FLORENCE, S.C. – Michele Bachmann’s twist on the traditional conservative three-legged stool: hers has four legs.
At two South Carolina rallies on Thursday, Bachmann called herself a fiscal conservative, a social conservative, a national security conservative and a tea-party conservative.
Rather than coasting on momentum since her Ames straw poll win, Bachmann’s been trying to hold her position in the race’s top tier against two candidates she didn’t face in Iowa — Mitt Romney and Rick Perry. She’s using that fourth leg — stressing her connection to the tea party base — to buttress the electability argument she’s increasingly been shifting to.
“We are a movement, I’m just here to tell you, that can’t be beat when we stick together,” she said at a midday event in Columbia, speaking for just 15 minutes as she strained to enliven a crowd of barely 100 languishing in the 95-degree heat.
And that allegiance to the base over the party leadership is what she wanted them to remember about her.
“What sets me apart I think from the field right now is I’m a woman who says what she means,” she said. Harkening back to the stimulus debate, she noted she’d gone against Republican leaders in Congress: “Behind closed doors, I took them on, because I believe you put principle over party.”
She picked up the argument later in the afternoon in Florence, speaking from the stage of the local civic center to about 150 locals about her opposition to government spending and condemnation of President Barack Obama for not being supportive enough of Israel.
Then she turned back to her main appeal.
“Are there any tea party conservatives here today?” The crowd cheered. “Tea party conservatives absolutely scare the bejeebers out of the liberal left, we’ve seen that. And they should, because the tea party is not a political party. It’s a group of ideals.”
Putting the strands together, Bachmann said, “When you take this coalition – tea party conservatives, fiscal conservatives, national security conservatives and also social conservatives” she said, “Do you see why I’m so optimistic, why I believe with everything in my being that we will win in 2012? I have no doubt we will win, because we are a team that can’t be beat when we stick together.”
South Carolina Secretary of State Mark Hammond, who appeared at Bachmann’s Columbia event, said her hard work and ability to connect with voters paid off in Iowa and she was wise to pursue the same strategy in the Palmetto State.

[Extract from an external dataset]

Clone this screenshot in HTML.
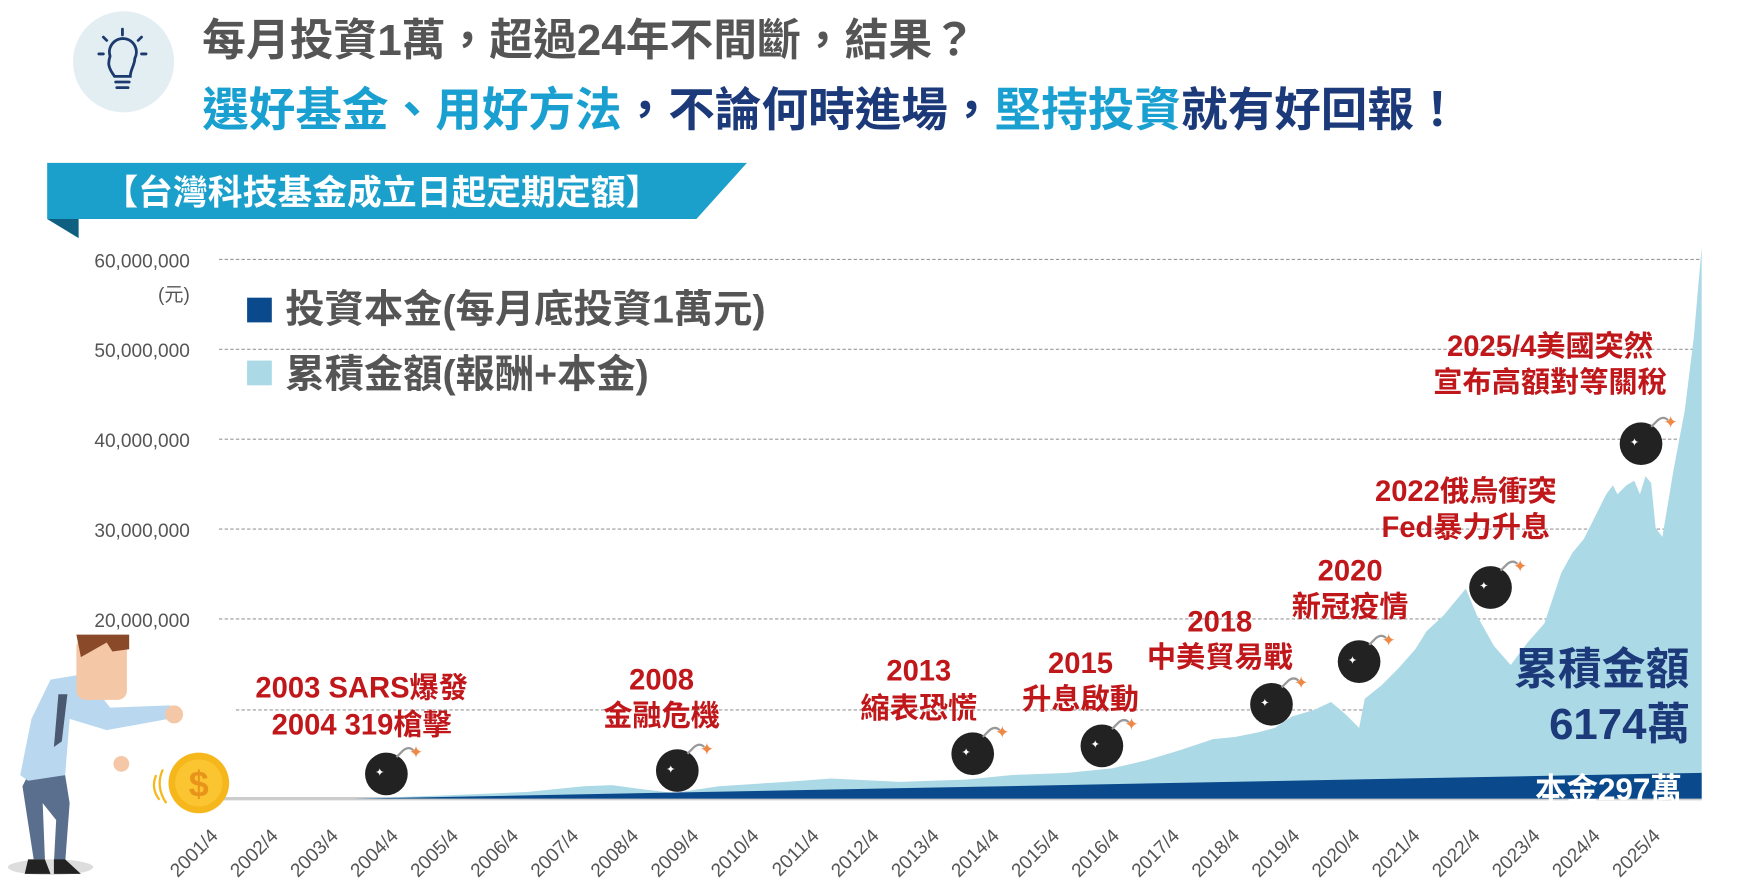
<!DOCTYPE html>
<html><head><meta charset="utf-8"><style>
html,body{margin:0;padding:0;background:#fff;}
svg{display:block;font-family:"Liberation Sans","Noto Sans CJK TC",sans-serif;}
</style></head><body>
<svg width="1741" height="891" viewBox="0 0 1550 793.2" preserveAspectRatio="none">
<circle cx="110" cy="55" r="45" fill="#e3eef3"/>
<g stroke="#1c3a6e" stroke-width="2.5" fill="none" stroke-linecap="round">
<path d="M102 68 C96 60 96 56 98 50 A12 12 0 1 1 120 52 C120 58 116 62 116 68 Z"/>
<line x1="103" y1="73" x2="115" y2="73"/><line x1="104" y1="78" x2="114" y2="78"/>
<line x1="109" y1="26" x2="109" y2="31"/><line x1="92" y1="33" x2="95" y2="36"/><line x1="126" y1="33" x2="123" y2="36"/>
<line x1="88" y1="48" x2="92" y2="48"/><line x1="126" y1="48" x2="130" y2="48"/>
</g>
<text x="180" y="49" font-size="39" font-weight="bold" fill="#555">每月投資1萬，超過24年不間斷，結果？</text>
<text x="180" y="112" font-size="41.5" font-weight="bold"><tspan fill="#1aa0d0">選好基金、用好方法</tspan><tspan fill="#1c3a7a">，不論何時進場，</tspan><tspan fill="#1aa0d0">堅持投資</tspan><tspan fill="#1c3a7a">就有好回報！</tspan></text>
<polygon points="42,195 70,195 70,212" fill="#0e5f80"/>
<polygon points="42,145 665,145 620,195 42,195" fill="#1ba0cc"/>
<text x="92" y="182" font-size="31" font-weight="bold" fill="#fff">【台灣科技基金成立日起定期定額】</text>
<g stroke="#999" stroke-width="1" stroke-dasharray="3,2">
<line x1="195" y1="231" x2="1515" y2="231"/><line x1="195" y1="311" x2="1515" y2="311"/>
<line x1="195" y1="391" x2="1515" y2="391"/><line x1="195" y1="471" x2="1515" y2="471"/>
<line x1="195" y1="551" x2="1515" y2="551"/><line x1="210" y1="632" x2="1515" y2="632"/>
</g>
<g font-size="17" fill="#555" text-anchor="end">
<text x="169" y="238">60,000,000</text><text x="169" y="268">(元)</text>
<text x="169" y="318">50,000,000</text><text x="169" y="398">40,000,000</text>
<text x="169" y="478">30,000,000</text><text x="169" y="558">20,000,000</text>
</g>
<rect x="220" y="265" width="22" height="22" fill="#0a4a8c"/>
<text x="254" y="287" font-size="35" font-weight="bold" fill="#555">投資本金(每月底投資1萬元)</text>
<rect x="220" y="321" width="22" height="22" fill="#acd9e6"/>
<text x="254" y="345" font-size="35" font-weight="bold" fill="#555">累積金額(報酬+本金)</text>
<line x1="195" y1="711" x2="1515" y2="711" stroke="#ccc" stroke-width="3"/>
<polygon fill="#acd9e6" points="315,711 400,708 470,705 520,700 545,699 575,703 600,706 640,700 700,696 740,693 800,696 860,694 900,690 950,688 990,684 1020,677 1050,668 1080,658 1100,656 1120,652 1135,648 1150,638 1170,632 1185,625 1198,636 1210,648 1215,622 1230,610 1245,595 1260,578 1270,562 1285,548 1300,530 1305,524 1315,548 1330,575 1345,592 1360,572 1375,555 1390,510 1400,492 1410,480 1420,460 1430,440 1436,432 1440,440 1448,432 1455,428 1460,440 1465,424 1470,430 1474,470 1480,478 1490,418 1500,365 1508,300 1515,220 1515,711"/>
<polygon fill="#0a4a8c" points="315,711 1515,688 1515,711"/>
<g fill="#1c3a7a" font-weight="bold" text-anchor="middle">
<text x="1426" y="609" font-size="39">累積金額</text>
<text x="1442" y="658" font-size="39">6174萬</text>
</g>
<text x="1432" y="712" font-size="28" font-weight="bold" fill="#fff" text-anchor="middle">本金297萬</text>
<g>
<g transform="translate(344,689)"><circle r="19" fill="#222"/><path d="M9,-15 L15,-21 Q20,-25 24,-21" stroke="#999" stroke-width="2" fill="none"/><text x="20" y="-14" font-size="15" fill="#e84">✦</text><text x="-10" y="2" font-size="10" fill="#fff">✦</text></g>
<g transform="translate(603,686)"><circle r="19" fill="#222"/><path d="M9,-15 L15,-21 Q20,-25 24,-21" stroke="#999" stroke-width="2" fill="none"/><text x="20" y="-14" font-size="15" fill="#e84">✦</text><text x="-10" y="2" font-size="10" fill="#fff">✦</text></g>
<g transform="translate(866,671)"><circle r="19" fill="#222"/><path d="M9,-15 L15,-21 Q20,-25 24,-21" stroke="#999" stroke-width="2" fill="none"/><text x="20" y="-14" font-size="15" fill="#e84">✦</text><text x="-10" y="2" font-size="10" fill="#fff">✦</text></g>
<g transform="translate(981,664)"><circle r="19" fill="#222"/><path d="M9,-15 L15,-21 Q20,-25 24,-21" stroke="#999" stroke-width="2" fill="none"/><text x="20" y="-14" font-size="15" fill="#e84">✦</text><text x="-10" y="2" font-size="10" fill="#fff">✦</text></g>
<g transform="translate(1132,627)"><circle r="19" fill="#222"/><path d="M9,-15 L15,-21 Q20,-25 24,-21" stroke="#999" stroke-width="2" fill="none"/><text x="20" y="-14" font-size="15" fill="#e84">✦</text><text x="-10" y="2" font-size="10" fill="#fff">✦</text></g>
<g transform="translate(1210,589)"><circle r="19" fill="#222"/><path d="M9,-15 L15,-21 Q20,-25 24,-21" stroke="#999" stroke-width="2" fill="none"/><text x="20" y="-14" font-size="15" fill="#e84">✦</text><text x="-10" y="2" font-size="10" fill="#fff">✦</text></g>
<g transform="translate(1327,523)"><circle r="19" fill="#222"/><path d="M9,-15 L15,-21 Q20,-25 24,-21" stroke="#999" stroke-width="2" fill="none"/><text x="20" y="-14" font-size="15" fill="#e84">✦</text><text x="-10" y="2" font-size="10" fill="#fff">✦</text></g>
<g transform="translate(1461,395)"><circle r="19" fill="#222"/><path d="M9,-15 L15,-21 Q20,-25 24,-21" stroke="#999" stroke-width="2" fill="none"/><text x="20" y="-14" font-size="15" fill="#e84">✦</text><text x="-10" y="2" font-size="10" fill="#fff">✦</text></g>
</g>
<g fill="#c0171b" font-size="26" font-weight="bold" text-anchor="middle">
<text x="322" y="621">2003 SARS爆發</text><text x="322" y="654">2004 319槍擊</text>
<text x="589" y="614">2008</text><text x="589" y="646">金融危機</text>
<text x="818" y="606">2013</text><text x="818" y="639">縮表恐慌</text>
<text x="962" y="599">2015</text><text x="962" y="631">升息啟動</text>
<text x="1086" y="562">2018</text><text x="1086" y="594">中美貿易戰</text>
<text x="1202" y="517">2020</text><text x="1202" y="549">新冠疫情</text>
<text x="1305" y="446">2022俄烏衝突</text><text x="1305" y="478">Fed暴力升息</text>
<text x="1380" y="317">2025/4美國突然</text><text x="1380" y="349">宣布高額對等關稅</text>
</g>
<g font-size="17" fill="#555" text-anchor="end">
<text transform="translate(195,745) rotate(-45)">2001/4</text>
<text transform="translate(248.5,745) rotate(-45)">2002/4</text>
<text transform="translate(302,745) rotate(-45)">2003/4</text>
<text transform="translate(355.5,745) rotate(-45)">2004/4</text>
<text transform="translate(409,745) rotate(-45)">2005/4</text>
<text transform="translate(462.5,745) rotate(-45)">2006/4</text>
<text transform="translate(516,745) rotate(-45)">2007/4</text>
<text transform="translate(569.5,745) rotate(-45)">2008/4</text>
<text transform="translate(623,745) rotate(-45)">2009/4</text>
<text transform="translate(676.5,745) rotate(-45)">2010/4</text>
<text transform="translate(730,745) rotate(-45)">2011/4</text>
<text transform="translate(783.5,745) rotate(-45)">2012/4</text>
<text transform="translate(837,745) rotate(-45)">2013/4</text>
<text transform="translate(890.5,745) rotate(-45)">2014/4</text>
<text transform="translate(944,745) rotate(-45)">2015/4</text>
<text transform="translate(997.5,745) rotate(-45)">2016/4</text>
<text transform="translate(1051,745) rotate(-45)">2017/4</text>
<text transform="translate(1104.5,745) rotate(-45)">2018/4</text>
<text transform="translate(1158,745) rotate(-45)">2019/4</text>
<text transform="translate(1211.5,745) rotate(-45)">2020/4</text>
<text transform="translate(1265,745) rotate(-45)">2021/4</text>
<text transform="translate(1318.5,745) rotate(-45)">2022/4</text>
<text transform="translate(1372,745) rotate(-45)">2023/4</text>
<text transform="translate(1425.5,745) rotate(-45)">2024/4</text>
<text transform="translate(1479,745) rotate(-45)">2025/4</text>
</g>
<ellipse cx="45" cy="772" rx="38" ry="7" fill="#ddd"/>
<path d="M20,700 L30,765 L40,765 L38,715 L50,730 L48,768 L58,768 L62,715 L58,690 L25,690 Z" fill="#5a6f8e"/>
<path d="M25,695 L58,690 L62,640 L95,650 L150,640 L152,628 L98,630 L75,600 L45,605 L28,640 L18,690 Z" fill="#b9d7ee"/>
<path d="M52,618 L60,618 L55,660 L48,665 Z" fill="#4a5870"/>
<rect x="68" y="568" width="45" height="55" rx="8" fill="#f4c7a6"/>
<path d="M68,565 L115,565 L115,578 L100,580 L95,572 L72,585 Z" fill="#8a4a2a"/>
<circle cx="155" cy="636" r="8" fill="#f4c7a6"/>
<circle cx="108" cy="680" r="7" fill="#f4c7a6"/>
<path d="M25,765 L22,778 L45,778 L40,765 Z M48,765 L48,778 L72,778 L58,765 Z" fill="#222"/>
<circle cx="177" cy="697" r="27" fill="#f5b71c"/>
<circle cx="177" cy="697" r="21" fill="#fbc531"/>
<text x="177" y="709" font-size="32" font-weight="bold" fill="#e8941a" text-anchor="middle">$</text>
<path d="M145,685 Q138,700 148,715 M139,690 Q134,702 142,712" stroke="#f5b71c" stroke-width="2" fill="none"/>
</svg>
</body></html>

The straw poll “definitely gave her momentum, and I think she’s doing everything she can to take that momentum into these early primary states,” he said.
Bachmann also unveiled a new line about her time as an IRS lawyer: she claimed she’d infiltrated the agency in order to defeat it.
“I went to work in that system because the first rule of war is know your enemy,” she said.
At both stops, she read a prepared statement to reporters condemning President Obama’s call on Thursday for the removal of Syrian President Bashar Assad, saying the move was too little too late. “Better late than never is no way to conduct U.S. foreign policy,” she said. Obama, she added, “should have acted weeks ago.”
She called on the president to expel the Syrian ambassador to the U.S. and to withdraw the U.S. ambassador to Syria, who, she noted, got his job through a recess appointment against the wishes of the Senate.